■ **Required task**:
Quote the lines that run from the line containing "Generate a LaTeX" down to the line containing "inner sep=0pt] (title)". Include both of those lines, reproduce each exactly, and omit everything else.
****************************************
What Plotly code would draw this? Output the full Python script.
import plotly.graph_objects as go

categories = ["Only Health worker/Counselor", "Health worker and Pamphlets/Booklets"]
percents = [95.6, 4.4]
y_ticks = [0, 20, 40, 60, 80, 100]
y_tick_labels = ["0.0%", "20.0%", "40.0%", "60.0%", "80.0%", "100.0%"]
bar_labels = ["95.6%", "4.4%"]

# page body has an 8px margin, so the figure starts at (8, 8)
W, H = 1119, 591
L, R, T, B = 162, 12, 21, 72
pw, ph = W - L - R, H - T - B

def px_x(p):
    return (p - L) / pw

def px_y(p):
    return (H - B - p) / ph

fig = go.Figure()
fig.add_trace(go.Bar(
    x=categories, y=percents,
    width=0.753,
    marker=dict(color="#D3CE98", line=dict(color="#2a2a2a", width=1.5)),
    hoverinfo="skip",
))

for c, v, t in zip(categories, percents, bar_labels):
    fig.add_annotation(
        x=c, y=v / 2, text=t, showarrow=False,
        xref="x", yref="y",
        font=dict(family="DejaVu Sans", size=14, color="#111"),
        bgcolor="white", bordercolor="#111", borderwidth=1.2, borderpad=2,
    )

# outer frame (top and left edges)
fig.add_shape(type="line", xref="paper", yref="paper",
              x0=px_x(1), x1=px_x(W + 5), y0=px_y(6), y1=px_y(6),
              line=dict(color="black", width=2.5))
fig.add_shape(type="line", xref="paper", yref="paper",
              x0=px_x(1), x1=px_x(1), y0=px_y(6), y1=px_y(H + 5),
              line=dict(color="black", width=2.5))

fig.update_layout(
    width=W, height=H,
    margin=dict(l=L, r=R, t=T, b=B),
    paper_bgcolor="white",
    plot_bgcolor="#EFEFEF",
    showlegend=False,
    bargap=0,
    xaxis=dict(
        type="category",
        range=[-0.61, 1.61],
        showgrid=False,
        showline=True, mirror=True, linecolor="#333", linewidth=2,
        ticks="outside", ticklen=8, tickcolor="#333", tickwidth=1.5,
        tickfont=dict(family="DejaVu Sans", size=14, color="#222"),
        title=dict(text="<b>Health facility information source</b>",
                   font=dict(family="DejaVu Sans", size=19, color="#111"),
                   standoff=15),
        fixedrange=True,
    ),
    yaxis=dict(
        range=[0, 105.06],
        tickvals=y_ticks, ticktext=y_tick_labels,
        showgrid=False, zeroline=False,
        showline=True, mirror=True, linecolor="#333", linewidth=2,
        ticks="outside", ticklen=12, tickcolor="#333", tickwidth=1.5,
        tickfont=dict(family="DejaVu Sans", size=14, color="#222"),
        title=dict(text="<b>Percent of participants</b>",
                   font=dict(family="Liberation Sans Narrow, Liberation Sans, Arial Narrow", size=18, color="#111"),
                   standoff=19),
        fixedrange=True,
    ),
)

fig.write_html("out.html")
****************************************
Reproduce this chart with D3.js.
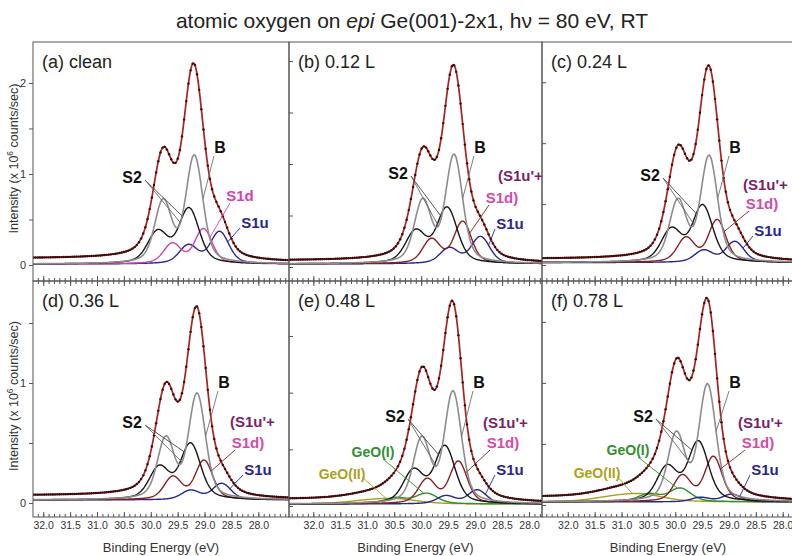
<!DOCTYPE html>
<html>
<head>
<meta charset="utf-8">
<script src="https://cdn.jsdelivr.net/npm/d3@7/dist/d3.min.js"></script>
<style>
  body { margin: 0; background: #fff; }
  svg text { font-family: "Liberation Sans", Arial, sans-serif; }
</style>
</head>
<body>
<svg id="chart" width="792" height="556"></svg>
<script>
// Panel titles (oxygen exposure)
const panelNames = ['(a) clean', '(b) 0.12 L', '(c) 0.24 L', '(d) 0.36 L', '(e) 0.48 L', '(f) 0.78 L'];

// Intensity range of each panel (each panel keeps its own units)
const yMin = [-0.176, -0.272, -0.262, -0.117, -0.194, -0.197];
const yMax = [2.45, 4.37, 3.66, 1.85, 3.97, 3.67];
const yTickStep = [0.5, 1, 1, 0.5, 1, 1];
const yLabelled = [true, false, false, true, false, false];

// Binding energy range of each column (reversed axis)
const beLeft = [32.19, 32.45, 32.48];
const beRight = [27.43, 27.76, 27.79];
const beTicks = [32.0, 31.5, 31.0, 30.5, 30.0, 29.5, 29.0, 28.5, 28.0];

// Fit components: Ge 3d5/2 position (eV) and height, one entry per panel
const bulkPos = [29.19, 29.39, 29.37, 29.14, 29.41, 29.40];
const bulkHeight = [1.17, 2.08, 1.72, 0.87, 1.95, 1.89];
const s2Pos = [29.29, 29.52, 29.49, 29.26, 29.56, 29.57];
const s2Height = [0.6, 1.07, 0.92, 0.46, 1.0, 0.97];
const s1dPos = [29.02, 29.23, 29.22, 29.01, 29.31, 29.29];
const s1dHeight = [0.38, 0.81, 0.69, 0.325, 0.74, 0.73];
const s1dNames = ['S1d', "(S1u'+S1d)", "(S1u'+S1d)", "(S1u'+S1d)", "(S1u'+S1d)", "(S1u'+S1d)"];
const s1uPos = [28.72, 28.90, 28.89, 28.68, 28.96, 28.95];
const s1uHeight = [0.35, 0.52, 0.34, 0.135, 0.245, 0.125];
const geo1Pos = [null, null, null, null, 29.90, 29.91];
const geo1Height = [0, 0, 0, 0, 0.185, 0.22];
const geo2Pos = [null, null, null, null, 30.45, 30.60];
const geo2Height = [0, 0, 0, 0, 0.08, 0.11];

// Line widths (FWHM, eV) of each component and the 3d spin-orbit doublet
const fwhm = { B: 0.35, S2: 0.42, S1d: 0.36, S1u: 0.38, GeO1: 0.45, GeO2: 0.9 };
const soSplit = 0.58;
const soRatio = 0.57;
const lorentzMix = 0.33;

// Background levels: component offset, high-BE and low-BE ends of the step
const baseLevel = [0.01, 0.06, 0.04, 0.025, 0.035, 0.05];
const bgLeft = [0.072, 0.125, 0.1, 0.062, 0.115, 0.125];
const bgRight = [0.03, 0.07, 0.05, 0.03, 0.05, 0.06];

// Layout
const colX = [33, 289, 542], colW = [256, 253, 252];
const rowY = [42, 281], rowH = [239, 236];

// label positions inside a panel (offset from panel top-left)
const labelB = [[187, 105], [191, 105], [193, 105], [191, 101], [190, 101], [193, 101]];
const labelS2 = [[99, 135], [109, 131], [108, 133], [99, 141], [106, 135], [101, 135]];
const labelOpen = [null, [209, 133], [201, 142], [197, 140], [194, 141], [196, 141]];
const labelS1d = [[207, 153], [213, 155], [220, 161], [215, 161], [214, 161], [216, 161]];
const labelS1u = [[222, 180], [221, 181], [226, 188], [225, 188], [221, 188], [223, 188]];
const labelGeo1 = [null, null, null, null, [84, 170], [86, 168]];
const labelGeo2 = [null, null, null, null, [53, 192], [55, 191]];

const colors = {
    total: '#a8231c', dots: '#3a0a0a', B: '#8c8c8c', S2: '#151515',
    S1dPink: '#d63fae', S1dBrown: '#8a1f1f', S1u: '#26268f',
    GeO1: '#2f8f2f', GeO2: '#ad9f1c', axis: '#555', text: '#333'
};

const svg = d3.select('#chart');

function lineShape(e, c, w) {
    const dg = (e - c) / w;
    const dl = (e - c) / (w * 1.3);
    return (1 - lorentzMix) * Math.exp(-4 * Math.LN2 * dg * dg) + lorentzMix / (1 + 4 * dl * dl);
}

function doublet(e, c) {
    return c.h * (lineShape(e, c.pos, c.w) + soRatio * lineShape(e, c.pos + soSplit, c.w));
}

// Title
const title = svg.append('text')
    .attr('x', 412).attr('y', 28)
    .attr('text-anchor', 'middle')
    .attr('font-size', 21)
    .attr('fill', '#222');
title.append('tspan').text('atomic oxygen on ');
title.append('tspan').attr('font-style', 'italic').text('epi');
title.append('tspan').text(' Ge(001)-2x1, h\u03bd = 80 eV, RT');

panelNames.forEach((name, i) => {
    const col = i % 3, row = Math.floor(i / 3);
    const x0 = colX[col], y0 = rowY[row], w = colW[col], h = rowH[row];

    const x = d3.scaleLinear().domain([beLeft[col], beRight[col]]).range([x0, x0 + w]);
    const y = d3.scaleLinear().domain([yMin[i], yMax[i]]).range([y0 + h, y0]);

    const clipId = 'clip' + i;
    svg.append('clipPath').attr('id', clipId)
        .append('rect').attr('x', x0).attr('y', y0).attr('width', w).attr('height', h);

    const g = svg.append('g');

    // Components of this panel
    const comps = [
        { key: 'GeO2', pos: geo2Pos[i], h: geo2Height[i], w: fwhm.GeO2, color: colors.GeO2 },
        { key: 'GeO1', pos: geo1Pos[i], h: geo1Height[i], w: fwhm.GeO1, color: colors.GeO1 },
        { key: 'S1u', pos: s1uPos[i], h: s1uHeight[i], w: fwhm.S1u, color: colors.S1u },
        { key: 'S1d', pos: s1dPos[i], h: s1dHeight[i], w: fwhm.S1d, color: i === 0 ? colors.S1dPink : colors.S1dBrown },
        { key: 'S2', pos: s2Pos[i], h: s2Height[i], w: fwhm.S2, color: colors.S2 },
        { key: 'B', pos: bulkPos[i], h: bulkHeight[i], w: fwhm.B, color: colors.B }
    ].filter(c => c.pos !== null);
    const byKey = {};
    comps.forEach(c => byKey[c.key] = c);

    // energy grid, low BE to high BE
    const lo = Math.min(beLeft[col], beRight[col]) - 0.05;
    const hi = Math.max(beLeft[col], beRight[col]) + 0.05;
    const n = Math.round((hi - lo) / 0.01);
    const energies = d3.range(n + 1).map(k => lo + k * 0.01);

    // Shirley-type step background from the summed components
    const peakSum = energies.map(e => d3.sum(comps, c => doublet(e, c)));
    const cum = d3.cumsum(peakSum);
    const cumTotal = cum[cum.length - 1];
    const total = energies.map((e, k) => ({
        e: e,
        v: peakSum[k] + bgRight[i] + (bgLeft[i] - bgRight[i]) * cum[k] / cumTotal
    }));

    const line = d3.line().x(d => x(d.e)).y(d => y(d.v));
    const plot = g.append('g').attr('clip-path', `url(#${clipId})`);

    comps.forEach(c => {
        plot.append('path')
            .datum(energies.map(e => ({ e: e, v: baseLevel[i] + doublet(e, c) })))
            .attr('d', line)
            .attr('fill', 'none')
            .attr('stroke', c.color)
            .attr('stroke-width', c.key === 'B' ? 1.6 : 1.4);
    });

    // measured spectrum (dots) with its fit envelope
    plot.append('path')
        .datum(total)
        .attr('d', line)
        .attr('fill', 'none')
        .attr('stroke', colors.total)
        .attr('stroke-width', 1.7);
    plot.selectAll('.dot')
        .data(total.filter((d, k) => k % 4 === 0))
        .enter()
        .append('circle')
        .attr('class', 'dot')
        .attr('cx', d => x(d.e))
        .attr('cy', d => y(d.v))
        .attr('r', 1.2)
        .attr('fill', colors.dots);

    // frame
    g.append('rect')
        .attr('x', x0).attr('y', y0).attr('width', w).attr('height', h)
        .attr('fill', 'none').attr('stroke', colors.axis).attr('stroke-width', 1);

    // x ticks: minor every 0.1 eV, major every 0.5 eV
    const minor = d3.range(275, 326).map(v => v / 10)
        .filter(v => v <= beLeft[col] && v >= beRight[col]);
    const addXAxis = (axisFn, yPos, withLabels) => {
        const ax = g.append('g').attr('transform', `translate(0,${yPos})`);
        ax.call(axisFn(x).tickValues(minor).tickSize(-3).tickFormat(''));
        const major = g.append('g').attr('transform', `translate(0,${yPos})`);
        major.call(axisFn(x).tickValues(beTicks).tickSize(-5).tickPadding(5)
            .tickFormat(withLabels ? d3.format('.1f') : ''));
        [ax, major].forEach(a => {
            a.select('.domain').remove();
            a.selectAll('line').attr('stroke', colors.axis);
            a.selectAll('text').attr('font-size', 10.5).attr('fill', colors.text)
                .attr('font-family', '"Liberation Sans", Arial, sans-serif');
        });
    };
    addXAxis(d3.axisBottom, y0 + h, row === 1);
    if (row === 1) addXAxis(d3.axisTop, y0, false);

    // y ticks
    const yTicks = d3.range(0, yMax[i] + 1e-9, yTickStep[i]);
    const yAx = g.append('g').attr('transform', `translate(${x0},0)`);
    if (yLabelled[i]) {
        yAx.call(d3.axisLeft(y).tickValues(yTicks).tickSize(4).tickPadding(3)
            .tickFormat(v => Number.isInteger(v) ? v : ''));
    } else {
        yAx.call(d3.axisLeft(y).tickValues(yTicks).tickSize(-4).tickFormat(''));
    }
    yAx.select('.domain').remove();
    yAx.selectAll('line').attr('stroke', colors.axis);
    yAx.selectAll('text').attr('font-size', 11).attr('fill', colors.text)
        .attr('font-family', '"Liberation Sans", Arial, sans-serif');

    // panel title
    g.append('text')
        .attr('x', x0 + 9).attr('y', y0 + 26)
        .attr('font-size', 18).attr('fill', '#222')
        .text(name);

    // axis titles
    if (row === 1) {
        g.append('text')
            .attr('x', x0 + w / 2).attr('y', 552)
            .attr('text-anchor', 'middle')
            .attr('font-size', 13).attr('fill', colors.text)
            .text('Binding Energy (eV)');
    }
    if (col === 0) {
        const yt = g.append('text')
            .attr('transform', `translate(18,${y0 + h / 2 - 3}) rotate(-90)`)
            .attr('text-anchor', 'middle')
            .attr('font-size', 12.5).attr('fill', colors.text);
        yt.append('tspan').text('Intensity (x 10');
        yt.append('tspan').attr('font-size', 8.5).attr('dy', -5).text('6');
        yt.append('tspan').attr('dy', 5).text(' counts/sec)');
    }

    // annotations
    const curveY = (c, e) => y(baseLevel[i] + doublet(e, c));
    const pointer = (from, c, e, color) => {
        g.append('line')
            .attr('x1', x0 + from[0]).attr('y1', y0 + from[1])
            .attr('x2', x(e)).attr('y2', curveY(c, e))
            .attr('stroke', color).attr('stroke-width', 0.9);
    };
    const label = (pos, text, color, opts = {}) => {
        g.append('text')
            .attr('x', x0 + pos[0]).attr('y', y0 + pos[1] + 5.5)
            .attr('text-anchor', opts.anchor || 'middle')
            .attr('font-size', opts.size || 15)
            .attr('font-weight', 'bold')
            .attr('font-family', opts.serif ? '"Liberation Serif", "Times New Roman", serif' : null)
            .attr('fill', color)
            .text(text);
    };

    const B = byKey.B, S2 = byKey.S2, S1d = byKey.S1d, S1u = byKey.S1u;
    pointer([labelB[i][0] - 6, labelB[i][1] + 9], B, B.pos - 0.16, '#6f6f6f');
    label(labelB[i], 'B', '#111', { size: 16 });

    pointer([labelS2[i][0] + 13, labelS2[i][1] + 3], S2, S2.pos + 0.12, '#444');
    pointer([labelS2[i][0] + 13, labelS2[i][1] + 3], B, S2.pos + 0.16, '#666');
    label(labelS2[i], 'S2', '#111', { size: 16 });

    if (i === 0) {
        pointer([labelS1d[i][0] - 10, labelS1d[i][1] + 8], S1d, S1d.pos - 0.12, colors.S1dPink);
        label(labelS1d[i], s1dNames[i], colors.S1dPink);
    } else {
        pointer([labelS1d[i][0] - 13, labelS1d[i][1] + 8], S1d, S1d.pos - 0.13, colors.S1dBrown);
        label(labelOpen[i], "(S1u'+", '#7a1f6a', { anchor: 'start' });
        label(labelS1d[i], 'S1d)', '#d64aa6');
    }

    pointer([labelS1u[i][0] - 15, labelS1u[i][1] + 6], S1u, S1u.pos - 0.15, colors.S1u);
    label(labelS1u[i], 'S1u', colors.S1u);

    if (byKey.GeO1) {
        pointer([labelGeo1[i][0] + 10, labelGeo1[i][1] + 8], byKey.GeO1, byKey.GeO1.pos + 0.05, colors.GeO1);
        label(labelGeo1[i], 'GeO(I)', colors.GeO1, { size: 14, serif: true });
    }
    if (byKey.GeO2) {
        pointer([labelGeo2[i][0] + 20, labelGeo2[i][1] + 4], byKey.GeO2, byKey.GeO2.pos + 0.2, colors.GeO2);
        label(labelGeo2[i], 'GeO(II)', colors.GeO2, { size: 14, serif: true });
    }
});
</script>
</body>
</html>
****************************************
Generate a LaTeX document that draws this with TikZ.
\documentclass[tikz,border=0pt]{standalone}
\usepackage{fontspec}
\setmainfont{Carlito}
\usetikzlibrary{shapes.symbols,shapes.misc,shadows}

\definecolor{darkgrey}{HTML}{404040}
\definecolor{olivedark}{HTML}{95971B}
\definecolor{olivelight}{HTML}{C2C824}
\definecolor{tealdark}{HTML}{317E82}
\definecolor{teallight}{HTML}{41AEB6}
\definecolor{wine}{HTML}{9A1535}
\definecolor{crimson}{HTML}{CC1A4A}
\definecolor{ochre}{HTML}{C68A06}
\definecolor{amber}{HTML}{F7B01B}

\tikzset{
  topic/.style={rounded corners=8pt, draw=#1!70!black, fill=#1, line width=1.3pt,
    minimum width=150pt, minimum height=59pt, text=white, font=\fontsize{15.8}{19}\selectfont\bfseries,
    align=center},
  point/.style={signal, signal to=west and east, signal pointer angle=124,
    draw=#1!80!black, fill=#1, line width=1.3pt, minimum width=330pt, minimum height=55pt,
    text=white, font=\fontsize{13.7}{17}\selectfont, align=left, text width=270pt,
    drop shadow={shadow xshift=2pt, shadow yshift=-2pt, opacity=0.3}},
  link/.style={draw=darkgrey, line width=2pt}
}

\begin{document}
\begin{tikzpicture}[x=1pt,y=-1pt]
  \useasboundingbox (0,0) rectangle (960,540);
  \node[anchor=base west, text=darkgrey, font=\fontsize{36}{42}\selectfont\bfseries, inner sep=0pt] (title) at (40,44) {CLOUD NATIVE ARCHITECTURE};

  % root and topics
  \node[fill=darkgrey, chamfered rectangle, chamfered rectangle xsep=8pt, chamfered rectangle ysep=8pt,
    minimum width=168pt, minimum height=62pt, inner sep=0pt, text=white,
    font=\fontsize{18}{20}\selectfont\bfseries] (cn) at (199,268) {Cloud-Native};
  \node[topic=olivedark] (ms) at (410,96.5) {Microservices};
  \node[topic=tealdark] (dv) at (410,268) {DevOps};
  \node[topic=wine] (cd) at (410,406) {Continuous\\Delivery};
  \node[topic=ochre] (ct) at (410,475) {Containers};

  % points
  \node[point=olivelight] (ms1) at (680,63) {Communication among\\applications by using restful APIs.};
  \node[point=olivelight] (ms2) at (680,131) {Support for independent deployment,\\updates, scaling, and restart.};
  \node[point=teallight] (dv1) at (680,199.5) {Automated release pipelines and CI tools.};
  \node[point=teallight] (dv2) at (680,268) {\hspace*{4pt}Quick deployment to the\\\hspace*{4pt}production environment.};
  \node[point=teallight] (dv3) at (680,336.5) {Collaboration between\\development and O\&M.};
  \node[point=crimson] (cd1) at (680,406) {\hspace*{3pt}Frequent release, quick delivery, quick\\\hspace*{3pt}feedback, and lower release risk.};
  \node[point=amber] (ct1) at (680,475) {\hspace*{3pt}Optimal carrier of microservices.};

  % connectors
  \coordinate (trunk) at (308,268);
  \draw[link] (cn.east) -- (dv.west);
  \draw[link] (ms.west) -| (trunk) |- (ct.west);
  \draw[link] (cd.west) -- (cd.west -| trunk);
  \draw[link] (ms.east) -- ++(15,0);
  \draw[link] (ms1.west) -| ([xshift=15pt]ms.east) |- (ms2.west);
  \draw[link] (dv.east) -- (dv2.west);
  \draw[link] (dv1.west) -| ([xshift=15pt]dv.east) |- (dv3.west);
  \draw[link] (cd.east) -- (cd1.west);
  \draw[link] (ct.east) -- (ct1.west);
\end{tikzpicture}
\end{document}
****************************************
■ **Correct answer**:
Generate a LaTeX document that draws this with TikZ.
\documentclass[tikz,border=0pt]{standalone}
\usepackage{fontspec}
\setmainfont{Carlito}
\usetikzlibrary{shapes.symbols,shapes.misc,shadows}

\definecolor{darkgrey}{HTML}{404040}
\definecolor{olivedark}{HTML}{95971B}
\definecolor{olivelight}{HTML}{C2C824}
\definecolor{tealdark}{HTML}{317E82}
\definecolor{teallight}{HTML}{41AEB6}
\definecolor{wine}{HTML}{9A1535}
\definecolor{crimson}{HTML}{CC1A4A}
\definecolor{ochre}{HTML}{C68A06}
\definecolor{amber}{HTML}{F7B01B}

\tikzset{
  topic/.style={rounded corners=8pt, draw=#1!70!black, fill=#1, line width=1.3pt,
    minimum width=150pt, minimum height=59pt, text=white, font=\fontsize{15.8}{19}\selectfont\bfseries,
    align=center},
  point/.style={signal, signal to=west and east, signal pointer angle=124,
    draw=#1!80!black, fill=#1, line width=1.3pt, minimum width=330pt, minimum height=55pt,
    text=white, font=\fontsize{13.7}{17}\selectfont, align=left, text width=270pt,
    drop shadow={shadow xshift=2pt, shadow yshift=-2pt, opacity=0.3}},
  link/.style={draw=darkgrey, line width=2pt}
}

\begin{document}
\begin{tikzpicture}[x=1pt,y=-1pt]
  \useasboundingbox (0,0) rectangle (960,540);
  \node[anchor=base west, text=darkgrey, font=\fontsize{36}{42}\selectfont\bfseries, inner sep=0pt] (title) at (40,44) {CLOUD NATIVE ARCHITECTURE};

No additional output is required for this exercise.